Baptism of Henry Dundas Arbuthnot, November 1811

Two hundred years on, St John’s gave its blessing to, and entered into its registers,  the partnership of two people from a group who for hundreds of years have been misunderstood, hidden and persecuted in very real ways, for simply loving each other. The significance of this struck me very powerfully during the service. Although we in the choir didn’t know the couple, we too were invited into the circle which formed around the altar to witness their vows and exchange of rings. Singing the final hymn in this circle, the choir felt strongly the generosity of the welcome we received.

Those who know me will know that I’m pretty cynical about churches. I’m too conscious of their William Arbuthnotiness: on the right side, knowing the right people, attempting to dish out spiritual benefits from their position of confident establishment: spiritual benefits which are too often rotten.
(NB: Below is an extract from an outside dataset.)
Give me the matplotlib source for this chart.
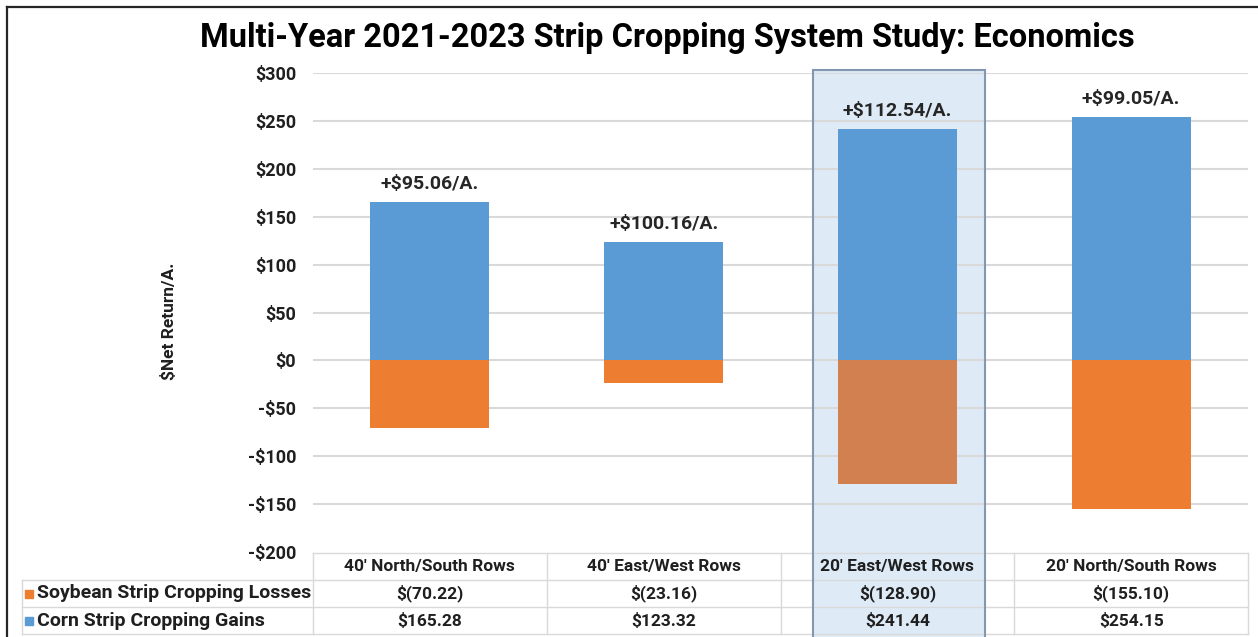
import matplotlib
matplotlib.use('Agg')
import matplotlib.pyplot as plt
from matplotlib.patches import Rectangle
from matplotlib.lines import Line2D

plt.rcParams['font.family'] = ['Roboto', 'DejaVu Sans']
plt.rcParams['font.weight'] = 'bold'

categories = ["40' North/South Rows", "40' East/West Rows", "20' East/West Rows", "20' North/South Rows"]
soy_losses = [-70.22, -23.16, -128.90, -155.10]
corn_gains = [165.28, 123.32, 241.44, 254.15]
series_names = ['Soybean Strip Cropping Losses', 'Corn Strip Cropping Gains']
yticks = [-200, -150, -100, -50, 0, 50, 100, 150, 200, 250, 300]
highlight = 2

orange = '#ED7D31'
orange_hl = '#D2804F'
blue = '#5B9BD5'
grid_c = '#D9D9D9'
text_c = '#1F1F1F'

W, H = 1258, 637
fig = plt.figure(figsize=(W / 100, H / 100), dpi=100)

# main plot area in pixels: x 313..1248, y 73..552
ax = fig.add_axes([313 / W, 1 - 552 / H, 935 / W, 479 / H])
ax.set_xlim(-0.5, 3.5)
ax.set_ylim(-200, 300)
for s in ax.spines.values():
    s.set_visible(False)
ax.set_xticks([])
ax.set_yticks(yticks)
ax.set_yticklabels([f'-${-v}' if v < 0 else f'${v}' for v in yticks],
                   fontsize=13, fontweight='bold', color=text_c)
ax.tick_params(axis='y', length=0, pad=12)
for v in yticks[1:]:
    ax.axhline(v, color=grid_c, lw=1.5, zorder=1)

# highlight box for one column
hl_left, hl_w = highlight - 0.363, 0.735
ax.add_patch(Rectangle((hl_left, -300), hl_w, 603, facecolor='#DEEBF7',
                       edgecolor='none', zorder=0.5, clip_on=False))

x = range(len(categories))
soy_colors = [orange_hl if i == highlight else orange for i in x]
ax.bar(x, soy_losses, width=0.51, color=soy_colors, zorder=2)
ax.bar(x, corn_gains, width=0.51, color=blue, zorder=2)

for i in x:
    net = corn_gains[i] + soy_losses[i]
    ax.annotate(f'+${net:.2f}/A.', (i, corn_gains[i]), xytext=(0, 13),
                textcoords='offset points', ha='center', va='center',
                fontsize=14, fontweight='bold', color='#262626')

ax.set_ylabel('$Net Return/A.', fontsize=12.5, fontweight='bold', color=text_c)
ax.yaxis.set_label_coords(-0.1455, 0.482)

# data table under the plot
tax = fig.add_axes([313 / W, 1 - 634 / H, 935 / W, 81 / H])
tax.set_xlim(-0.5, 3.5)
tax.set_ylim(3, 0)
tax.axis('off')
tax.patch.set_alpha(0)
lab_left = (22 - 313) / 234 - 0.5
tax.plot([-0.5, 3.5], [0, 0], color=grid_c, lw=1, clip_on=False)
for r in (1, 2, 3):
    tax.plot([lab_left, 3.5], [r, r], color=grid_c, lw=1, clip_on=False)
tax.plot([lab_left, lab_left], [1, 3], color=grid_c, lw=1, clip_on=False)
for b in (-0.5, 0.5, 1.5, 2.5, 3.5):
    tax.plot([b, b], [0, 3], color=grid_c, lw=1, clip_on=False)

def acct(v):
    return f'$({-v:.2f})' if v < 0 else f'${v:.2f}'

for i, c in enumerate(categories):
    tax.text(i, 0.5, c, ha='center', va='center', fontsize=12.5, color=text_c)
    tax.text(i, 1.5, acct(soy_losses[i]), ha='center', va='center', fontsize=12.5, color=text_c)
    tax.text(i, 2.5, acct(corn_gains[i]), ha='center', va='center', fontsize=12.5, color=text_c)

sq_x = (29 - 313) / 234 - 0.5
txt_x = (37 - 313) / 234 - 0.5
for r, (name, col) in enumerate(zip(series_names, [orange, blue])):
    tax.plot([sq_x], [r + 1.5], marker='s', ms=6, color=col, clip_on=False)
    tax.text(txt_x, r + 1.5, name, ha='left', va='center', fontsize=14, color=text_c, clip_on=False)

# highlight outline on top
fig.add_artist(Rectangle((813 / W, -0.01), 172 / W, 1 - 70 / H + 0.01,
                         transform=fig.transFigure, facecolor='none',
                         edgecolor='#8497B0', lw=1.5))

fig.text(667 / W, 1 - 38 / H, 'Multi-Year 2021-2023 Strip Cropping System Study: Economics',
         ha='center', va='center', fontsize=23.5, fontweight='bold', color='black')

# screenshot frame (top and left)
fig.add_artist(Line2D([7 / W, 1], [1 - 7 / H, 1 - 7 / H], color='#262626', lw=1.6))
fig.add_artist(Line2D([7 / W, 7 / W], [0, 1 - 7 / H], color='#262626', lw=1.6))

fig.savefig('out.png', dpi=100)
But today I watched an institution which purports to purvey good news to all of the love of God really do just that. There was no room for cynicism. I’m quite proud to be a Christian. I don’t think I’ve ever said that before.

But let’s not be too hard on our poor predecessors, celebrating the baptism of little Henry Dundas Arbuthnot in November 1811. The congregation had been part of the Scottish Episcopal Church for less than a decade. Less than twenty years earlier, it had been illegal to be Episcopalian, and only six years before they were still regarded as marginal and unacceptable. Through close communication with Scottish Episcopalians to resolve the remaining issues, joining his prestigious congregation to the Episcopal Church, and deliberately generous and inclusive preaching, Rev Daniel Sandford demolished that remaining prejudice, as his successor Rev Donald Reid demolished prejudice today.

In the history of a spiritual institution, it is right that it is events and individuals  characterised by striking humility and generosity which shape it and become historic, rather than glorious talent or brilliance. But there is a big challenge, both for the spiritual institution and for those nourished by it — whether the gay community or a cynical historian. I said I felt proud to be a Christian today: I hope the couple were too. But how easily, as the memory of persecution fades, to keep the pride, and forget the humility and generosity by which we earned it.

So when in 2211 some successor of mine writes about this moment in our history, what new persecution and exclusion might we, in our pride, have created? And how can we make a history which ensures they never have cause to write about it?